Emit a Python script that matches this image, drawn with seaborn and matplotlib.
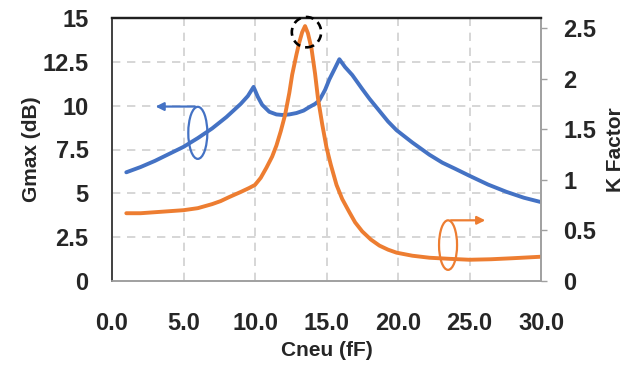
import matplotlib
matplotlib.use("Agg")
import matplotlib.pyplot as plt
from matplotlib.patches import Ellipse
import seaborn as sns
import pandas as pd

# ---- data ----
cneu_g = [1, 2, 3, 4, 5, 6, 7, 8, 9, 9.5, 9.9, 10.2, 10.5, 11, 11.5, 11.9, 12.4,
          12.9, 13.4, 13.8, 14.2, 14.5, 14.9, 15.2, 15.6, 15.9, 16.3, 16.8, 17.5,
          18, 18.7, 19.3, 19.9, 21, 22.2, 23.1, 24, 25, 26.3, 27.6, 28.8, 30]
gmax = [6.2, 6.5, 6.85, 7.25, 7.65, 8.15, 8.7, 9.35, 10.1, 10.55, 11.07, 10.5,
        10.05, 9.65, 9.5, 9.47, 9.5, 9.58, 9.72, 9.92, 10.1, 10.3, 10.9, 11.5,
        12.15, 12.65, 12.2, 11.75, 10.95, 10.4, 9.7, 9.1, 8.6, 7.9, 7.2, 6.75,
        6.4, 6.0, 5.5, 5.08, 4.75, 4.5]

cneu_k = [1, 2, 3, 4, 5, 6, 7, 7.6, 8.2, 9, 9.6, 10, 10.4, 10.8, 11.2, 11.5, 11.8,
          12.1, 12.4, 12.6, 12.9, 13.1, 13.3, 13.5, 13.7, 13.95, 14.2, 14.4, 14.7,
          15.0, 15.3, 15.7, 16.1, 16.6, 17.0, 17.5, 18.1, 18.7, 19.3, 19.9, 21,
          22.2, 23.5, 25, 26.5, 28, 30]
kfactor = [0.67, 0.67, 0.68, 0.69, 0.70, 0.72, 0.76, 0.79, 0.83, 0.88, 0.92, 0.95,
           1.02, 1.12, 1.23, 1.34, 1.48, 1.64, 1.86, 2.04, 2.24, 2.36, 2.46, 2.52,
           2.45, 2.30, 2.05, 1.81, 1.55, 1.32, 1.15, 0.95, 0.81, 0.68, 0.58, 0.49,
           0.41, 0.35, 0.31, 0.28, 0.25, 0.23, 0.22, 0.21, 0.215, 0.225, 0.24]

xticks = [0, 5, 10, 15, 20, 25, 30]
xtick_labels = ["0.0", "5.0", "10.0", "15.0", "20.0", "25.0", "30.0"]
yticks_left = [0, 2.5, 5, 7.5, 10, 12.5, 15]
ytick_left_labels = ["0", "2.5", "5", "7.5", "10", "12.5", "15"]
yticks_right = [0, 0.5, 1, 1.5, 2, 2.5]
ytick_right_labels = ["0", "0.5", "1", "1.5", "2", "2.5"]

BLUE = "#4472C4"
ORANGE = "#ED7D31"
GRID = "#D0D0D0"

sns.set_style("white")
plt.rcParams["font.family"] = ["Liberation Sans", "DejaVu Sans"]
plt.rcParams["font.weight"] = "bold"

fig = plt.figure(figsize=(6.26, 3.67), dpi=100)
ax = fig.add_axes([112 / 626, 86 / 367, (541 - 112) / 626, (281 - 18) / 367])
ax2 = ax.twinx()

df_g = pd.DataFrame({"Cneu": cneu_g, "Gmax": gmax})
df_k = pd.DataFrame({"Cneu": cneu_k, "K": kfactor})

sns.lineplot(data=df_g, x="Cneu", y="Gmax", ax=ax, color=BLUE, lw=2.8, sort=False)
sns.lineplot(data=df_k, x="Cneu", y="K", ax=ax2, color=ORANGE, lw=2.8, sort=False)
for a in (ax, ax2):
    for ln in a.get_lines():
        ln.set_solid_joinstyle("round")
        ln.set_solid_capstyle("round")

ax.set_xlim(0, 30)
ax.set_ylim(0, 15)
ax2.set_ylim(0, 2.6)

# grid
for v in [5, 10, 15, 20, 25]:
    ax.axvline(v, color=GRID, lw=1.2, ls=(0, (5, 4)), zorder=0)
for v in [2.5, 5, 7.5, 10, 12.5]:
    ax.axhline(v, color=GRID, lw=1.2, ls=(0, (5, 4)), zorder=0)

ax.set_xticks(xticks)
ax.set_xticklabels(xtick_labels)
ax.set_yticks(yticks_left)
ax.set_yticklabels(ytick_left_labels)
ax2.set_yticks(yticks_right)
ax2.set_yticklabels(ytick_right_labels)

ax.tick_params(axis="x", length=5, width=1, color="#A0A0A0", pad=17, labelsize=17)
ax.tick_params(axis="y", length=0, pad=17, labelsize=17)
ax2.tick_params(axis="y", length=4, width=1, color="#A0A0A0", pad=12, labelsize=17)

for lab in ax.get_xticklabels() + ax.get_yticklabels() + ax2.get_yticklabels():
    lab.set_fontweight("bold")

ax.set_xlabel("Cneu (fF)", fontsize=15, fontweight="bold", labelpad=5)
ax.set_ylabel("Gmax (dB)", fontsize=15, fontweight="bold", labelpad=1)
ax2.set_ylabel("K Factor", fontsize=15, fontweight="bold", labelpad=7)

for a in (ax, ax2):
    a.spines["top"].set_color("#202020")
    a.spines["top"].set_linewidth(1.6)
    a.spines["left"].set_color("#404040")
    a.spines["left"].set_linewidth(1.2)
    a.spines["bottom"].set_color("#A0A0A0")
    a.spines["bottom"].set_linewidth(1.2)
    a.spines["right"].set_color("#A0A0A0")
    a.spines["right"].set_linewidth(1.2)

# annotation: blue ellipse + arrow (left axis)
ax.add_patch(Ellipse((6.0, 8.45), 1.33, 2.97, fill=False, ec=BLUE, lw=1.6, zorder=5))
ax.annotate("", xy=(2.85, 9.95), xytext=(6.0, 9.95),
            arrowprops=dict(arrowstyle="-|>", color=BLUE, lw=1.6, mutation_scale=12))

# annotation: orange ellipse + arrow (right axis)
ax2.add_patch(Ellipse((23.5, 0.355), 1.26, 0.49, fill=False, ec=ORANGE, lw=1.6, zorder=5))
ax2.annotate("", xy=(26.3, 0.60), xytext=(23.5, 0.60),
             arrowprops=dict(arrowstyle="-|>", color=ORANGE, lw=1.6, mutation_scale=12))

# dashed circle around the K peak
ax2.add_patch(Ellipse((13.6, 2.46), 2.05, 0.30, fill=False, ec="black", lw=1.9,
                      ls=(0, (3, 2)), zorder=6, clip_on=False))

fig.savefig("out.png", dpi=100)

##########

Copy the material exactly. Do not include the pictures.

Emit a Python script that matches this image, drawn with seaborn and matplotlib.
import matplotlib
matplotlib.use("Agg")
import matplotlib.pyplot as plt
from matplotlib.patches import Ellipse
import seaborn as sns
import pandas as pd

# ---- data ----
cneu_g = [1, 2, 3, 4, 5, 6, 7, 8, 9, 9.5, 9.9, 10.2, 10.5, 11, 11.5, 11.9, 12.4,
          12.9, 13.4, 13.8, 14.2, 14.5, 14.9, 15.2, 15.6, 15.9, 16.3, 16.8, 17.5,
          18, 18.7, 19.3, 19.9, 21, 22.2, 23.1, 24, 25, 26.3, 27.6, 28.8, 30]
gmax = [6.2, 6.5, 6.85, 7.25, 7.65, 8.15, 8.7, 9.35, 10.1, 10.55, 11.07, 10.5,
        10.05, 9.65, 9.5, 9.47, 9.5, 9.58, 9.72, 9.92, 10.1, 10.3, 10.9, 11.5,
        12.15, 12.65, 12.2, 11.75, 10.95, 10.4, 9.7, 9.1, 8.6, 7.9, 7.2, 6.75,
        6.4, 6.0, 5.5, 5.08, 4.75, 4.5]

cneu_k = [1, 2, 3, 4, 5, 6, 7, 7.6, 8.2, 9, 9.6, 10, 10.4, 10.8, 11.2, 11.5, 11.8,
          12.1, 12.4, 12.6, 12.9, 13.1, 13.3, 13.5, 13.7, 13.95, 14.2, 14.4, 14.7,
          15.0, 15.3, 15.7, 16.1, 16.6, 17.0, 17.5, 18.1, 18.7, 19.3, 19.9, 21,
          22.2, 23.5, 25, 26.5, 28, 30]
kfactor = [0.67, 0.67, 0.68, 0.69, 0.70, 0.72, 0.76, 0.79, 0.83, 0.88, 0.92, 0.95,
           1.02, 1.12, 1.23, 1.34, 1.48, 1.64, 1.86, 2.04, 2.24, 2.36, 2.46, 2.52,
           2.45, 2.30, 2.05, 1.81, 1.55, 1.32, 1.15, 0.95, 0.81, 0.68, 0.58, 0.49,
           0.41, 0.35, 0.31, 0.28, 0.25, 0.23, 0.22, 0.21, 0.215, 0.225, 0.24]

xticks = [0, 5, 10, 15, 20, 25, 30]
xtick_labels = ["0.0", "5.0", "10.0", "15.0", "20.0", "25.0", "30.0"]
yticks_left = [0, 2.5, 5, 7.5, 10, 12.5, 15]
ytick_left_labels = ["0", "2.5", "5", "7.5", "10", "12.5", "15"]
yticks_right = [0, 0.5, 1, 1.5, 2, 2.5]
ytick_right_labels = ["0", "0.5", "1", "1.5", "2", "2.5"]

BLUE = "#4472C4"
ORANGE = "#ED7D31"
GRID = "#D0D0D0"

sns.set_style("white")
plt.rcParams["font.family"] = ["Liberation Sans", "DejaVu Sans"]
plt.rcParams["font.weight"] = "bold"

fig = plt.figure(figsize=(6.26, 3.67), dpi=100)
ax = fig.add_axes([112 / 626, 86 / 367, (541 - 112) / 626, (281 - 18) / 367])
ax2 = ax.twinx()

df_g = pd.DataFrame({"Cneu": cneu_g, "Gmax": gmax})
df_k = pd.DataFrame({"Cneu": cneu_k, "K": kfactor})

sns.lineplot(data=df_g, x="Cneu", y="Gmax", ax=ax, color=BLUE, lw=2.8, sort=False)
sns.lineplot(data=df_k, x="Cneu", y="K", ax=ax2, color=ORANGE, lw=2.8, sort=False)
for a in (ax, ax2):
    for ln in a.get_lines():
        ln.set_solid_joinstyle("round")
        ln.set_solid_capstyle("round")

ax.set_xlim(0, 30)
ax.set_ylim(0, 15)
ax2.set_ylim(0, 2.6)

# grid
for v in [5, 10, 15, 20, 25]:
    ax.axvline(v, color=GRID, lw=1.2, ls=(0, (5, 4)), zorder=0)
for v in [2.5, 5, 7.5, 10, 12.5]:
    ax.axhline(v, color=GRID, lw=1.2, ls=(0, (5, 4)), zorder=0)

ax.set_xticks(xticks)
ax.set_xticklabels(xtick_labels)
ax.set_yticks(yticks_left)
ax.set_yticklabels(ytick_left_labels)
ax2.set_yticks(yticks_right)
ax2.set_yticklabels(ytick_right_labels)

ax.tick_params(axis="x", length=5, width=1, color="#A0A0A0", pad=17, labelsize=17)
ax.tick_params(axis="y", length=0, pad=17, labelsize=17)
ax2.tick_params(axis="y", length=4, width=1, color="#A0A0A0", pad=12, labelsize=17)

for lab in ax.get_xticklabels() + ax.get_yticklabels() + ax2.get_yticklabels():
    lab.set_fontweight("bold")

ax.set_xlabel("Cneu (fF)", fontsize=15, fontweight="bold", labelpad=5)
ax.set_ylabel("Gmax (dB)", fontsize=15, fontweight="bold", labelpad=1)
ax2.set_ylabel("K Factor", fontsize=15, fontweight="bold", labelpad=7)

for a in (ax, ax2):
    a.spines["top"].set_color("#202020")
    a.spines["top"].set_linewidth(1.6)
    a.spines["left"].set_color("#404040")
    a.spines["left"].set_linewidth(1.2)
    a.spines["bottom"].set_color("#A0A0A0")
    a.spines["bottom"].set_linewidth(1.2)
    a.spines["right"].set_color("#A0A0A0")
    a.spines["right"].set_linewidth(1.2)

# annotation: blue ellipse + arrow (left axis)
ax.add_patch(Ellipse((6.0, 8.45), 1.33, 2.97, fill=False, ec=BLUE, lw=1.6, zorder=5))
ax.annotate("", xy=(2.85, 9.95), xytext=(6.0, 9.95),
            arrowprops=dict(arrowstyle="-|>", color=BLUE, lw=1.6, mutation_scale=12))

# annotation: orange ellipse + arrow (right axis)
ax2.add_patch(Ellipse((23.5, 0.355), 1.26, 0.49, fill=False, ec=ORANGE, lw=1.6, zorder=5))
ax2.annotate("", xy=(26.3, 0.60), xytext=(23.5, 0.60),
             arrowprops=dict(arrowstyle="-|>", color=ORANGE, lw=1.6, mutation_scale=12))

# dashed circle around the K peak
ax2.add_patch(Ellipse((13.6, 2.46), 2.05, 0.30, fill=False, ec="black", lw=1.9,
                      ls=(0, (3, 2)), zorder=6, clip_on=False))

fig.savefig("out.png", dpi=100)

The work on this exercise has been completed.